AIM OF THE EXERCISE.
Print only the lines from the top of the data through the line with "import plotly.graph_objects as go", both included, skipping every picture.

DATA FOR THIS EXERCISE.
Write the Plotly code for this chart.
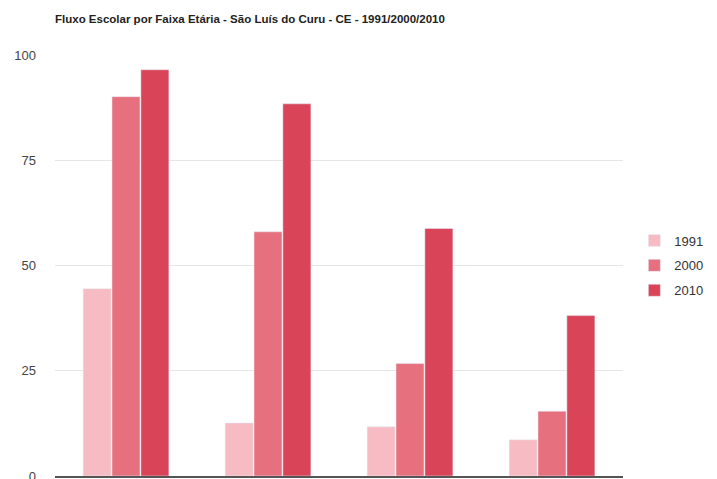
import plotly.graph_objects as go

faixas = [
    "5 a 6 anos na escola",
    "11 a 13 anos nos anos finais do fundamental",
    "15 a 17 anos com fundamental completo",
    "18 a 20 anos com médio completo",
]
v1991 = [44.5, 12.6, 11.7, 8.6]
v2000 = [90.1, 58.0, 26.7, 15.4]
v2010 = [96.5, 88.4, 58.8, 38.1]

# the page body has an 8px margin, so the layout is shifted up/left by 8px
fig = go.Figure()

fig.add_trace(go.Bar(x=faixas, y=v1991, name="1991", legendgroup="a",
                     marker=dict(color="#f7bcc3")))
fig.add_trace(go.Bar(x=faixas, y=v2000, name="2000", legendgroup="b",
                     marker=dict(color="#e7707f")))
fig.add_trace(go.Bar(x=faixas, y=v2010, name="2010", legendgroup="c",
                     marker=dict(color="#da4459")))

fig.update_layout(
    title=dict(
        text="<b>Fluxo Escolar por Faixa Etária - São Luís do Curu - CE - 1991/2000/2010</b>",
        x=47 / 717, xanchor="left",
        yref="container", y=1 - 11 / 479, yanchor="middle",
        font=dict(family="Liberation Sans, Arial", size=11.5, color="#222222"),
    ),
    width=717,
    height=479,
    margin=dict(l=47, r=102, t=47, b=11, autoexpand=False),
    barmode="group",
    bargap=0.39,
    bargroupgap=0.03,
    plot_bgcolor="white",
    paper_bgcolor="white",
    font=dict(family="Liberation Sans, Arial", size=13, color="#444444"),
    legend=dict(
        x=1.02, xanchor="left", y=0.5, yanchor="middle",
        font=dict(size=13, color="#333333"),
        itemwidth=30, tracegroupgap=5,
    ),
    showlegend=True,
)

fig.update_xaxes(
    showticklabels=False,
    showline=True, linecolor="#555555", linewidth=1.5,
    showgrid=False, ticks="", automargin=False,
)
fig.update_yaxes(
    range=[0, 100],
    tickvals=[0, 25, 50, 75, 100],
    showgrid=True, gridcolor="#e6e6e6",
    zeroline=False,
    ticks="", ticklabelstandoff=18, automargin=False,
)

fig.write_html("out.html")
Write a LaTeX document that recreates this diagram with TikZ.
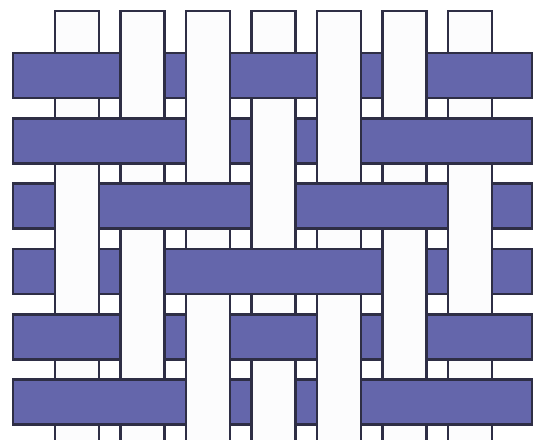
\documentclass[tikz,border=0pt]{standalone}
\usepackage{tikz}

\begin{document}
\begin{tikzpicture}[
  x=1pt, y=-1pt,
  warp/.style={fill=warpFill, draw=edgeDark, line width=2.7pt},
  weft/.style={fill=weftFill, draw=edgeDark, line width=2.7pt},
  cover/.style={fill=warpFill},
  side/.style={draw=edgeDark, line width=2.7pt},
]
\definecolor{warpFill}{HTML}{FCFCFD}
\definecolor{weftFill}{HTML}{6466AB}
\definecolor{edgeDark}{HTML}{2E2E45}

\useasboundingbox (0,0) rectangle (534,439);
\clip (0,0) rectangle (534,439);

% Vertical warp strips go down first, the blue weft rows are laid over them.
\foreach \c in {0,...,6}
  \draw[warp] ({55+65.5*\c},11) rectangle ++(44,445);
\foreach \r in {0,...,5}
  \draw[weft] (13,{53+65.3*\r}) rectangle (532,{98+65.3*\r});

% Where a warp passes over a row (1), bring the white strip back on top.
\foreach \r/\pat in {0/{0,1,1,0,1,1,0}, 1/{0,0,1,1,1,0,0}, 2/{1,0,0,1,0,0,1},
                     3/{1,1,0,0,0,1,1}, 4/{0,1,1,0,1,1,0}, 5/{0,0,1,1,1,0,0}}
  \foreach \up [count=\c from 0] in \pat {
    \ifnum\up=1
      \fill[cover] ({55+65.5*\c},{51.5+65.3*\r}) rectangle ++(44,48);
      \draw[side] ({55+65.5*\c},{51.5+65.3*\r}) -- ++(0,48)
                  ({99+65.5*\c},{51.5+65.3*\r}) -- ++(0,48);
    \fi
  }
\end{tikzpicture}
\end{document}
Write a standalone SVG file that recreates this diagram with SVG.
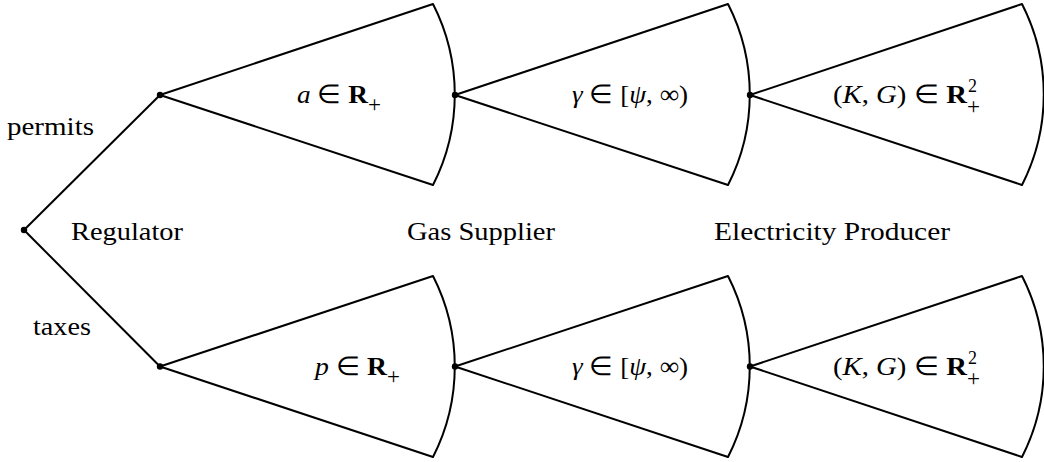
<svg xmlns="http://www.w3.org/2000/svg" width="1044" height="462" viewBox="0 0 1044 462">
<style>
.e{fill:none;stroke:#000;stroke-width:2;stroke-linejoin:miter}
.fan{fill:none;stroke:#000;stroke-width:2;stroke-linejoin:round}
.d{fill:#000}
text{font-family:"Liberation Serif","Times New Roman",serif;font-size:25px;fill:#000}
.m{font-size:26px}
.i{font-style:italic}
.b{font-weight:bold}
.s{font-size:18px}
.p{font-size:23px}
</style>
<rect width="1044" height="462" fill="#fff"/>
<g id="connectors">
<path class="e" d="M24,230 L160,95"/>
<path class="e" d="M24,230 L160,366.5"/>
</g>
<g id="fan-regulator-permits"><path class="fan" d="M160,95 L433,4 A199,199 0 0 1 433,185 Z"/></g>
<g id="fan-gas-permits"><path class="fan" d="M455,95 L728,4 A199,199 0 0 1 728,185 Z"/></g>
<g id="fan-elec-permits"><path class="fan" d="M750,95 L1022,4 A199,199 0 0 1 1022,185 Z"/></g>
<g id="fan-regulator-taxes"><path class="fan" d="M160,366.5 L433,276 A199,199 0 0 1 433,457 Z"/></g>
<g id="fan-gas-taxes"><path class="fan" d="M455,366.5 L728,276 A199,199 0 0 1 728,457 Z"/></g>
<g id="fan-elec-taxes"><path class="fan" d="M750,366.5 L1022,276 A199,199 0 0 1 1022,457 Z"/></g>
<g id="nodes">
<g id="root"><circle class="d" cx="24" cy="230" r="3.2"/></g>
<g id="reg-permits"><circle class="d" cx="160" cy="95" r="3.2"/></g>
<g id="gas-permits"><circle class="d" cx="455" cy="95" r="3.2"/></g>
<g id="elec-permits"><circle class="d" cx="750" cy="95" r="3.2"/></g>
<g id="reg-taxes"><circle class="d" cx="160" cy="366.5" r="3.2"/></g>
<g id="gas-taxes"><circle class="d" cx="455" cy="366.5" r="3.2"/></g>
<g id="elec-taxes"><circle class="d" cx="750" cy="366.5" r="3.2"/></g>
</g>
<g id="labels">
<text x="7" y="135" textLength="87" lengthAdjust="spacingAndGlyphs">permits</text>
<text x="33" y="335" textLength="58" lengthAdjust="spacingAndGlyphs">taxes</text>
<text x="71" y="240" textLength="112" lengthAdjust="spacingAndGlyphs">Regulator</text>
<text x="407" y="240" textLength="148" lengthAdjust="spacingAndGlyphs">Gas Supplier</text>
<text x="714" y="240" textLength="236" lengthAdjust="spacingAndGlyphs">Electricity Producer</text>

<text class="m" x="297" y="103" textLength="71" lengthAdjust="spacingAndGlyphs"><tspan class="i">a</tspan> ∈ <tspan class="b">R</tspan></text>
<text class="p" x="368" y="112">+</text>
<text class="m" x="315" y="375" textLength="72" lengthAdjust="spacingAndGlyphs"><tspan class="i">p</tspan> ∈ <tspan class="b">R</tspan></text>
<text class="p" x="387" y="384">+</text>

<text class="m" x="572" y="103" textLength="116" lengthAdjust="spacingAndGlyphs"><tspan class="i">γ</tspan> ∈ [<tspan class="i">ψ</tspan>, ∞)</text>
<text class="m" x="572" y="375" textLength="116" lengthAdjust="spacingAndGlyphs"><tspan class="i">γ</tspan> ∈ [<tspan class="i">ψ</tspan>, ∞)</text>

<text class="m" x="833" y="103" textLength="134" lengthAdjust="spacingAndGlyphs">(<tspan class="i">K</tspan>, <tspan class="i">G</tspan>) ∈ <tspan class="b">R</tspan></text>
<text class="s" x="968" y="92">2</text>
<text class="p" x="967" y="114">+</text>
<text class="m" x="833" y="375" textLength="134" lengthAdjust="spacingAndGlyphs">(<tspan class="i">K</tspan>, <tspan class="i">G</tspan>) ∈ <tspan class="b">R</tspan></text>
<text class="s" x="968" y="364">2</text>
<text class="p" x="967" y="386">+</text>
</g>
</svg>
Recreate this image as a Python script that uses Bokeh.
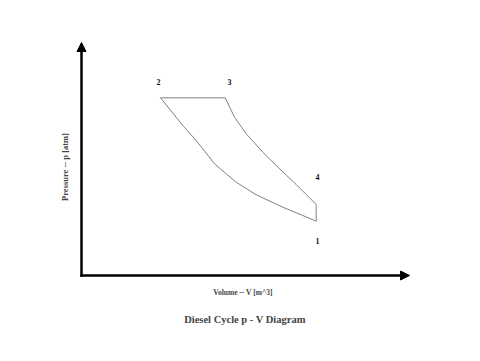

RESPONSE.
Write the Plotly code for this chart.
import plotly.graph_objects as go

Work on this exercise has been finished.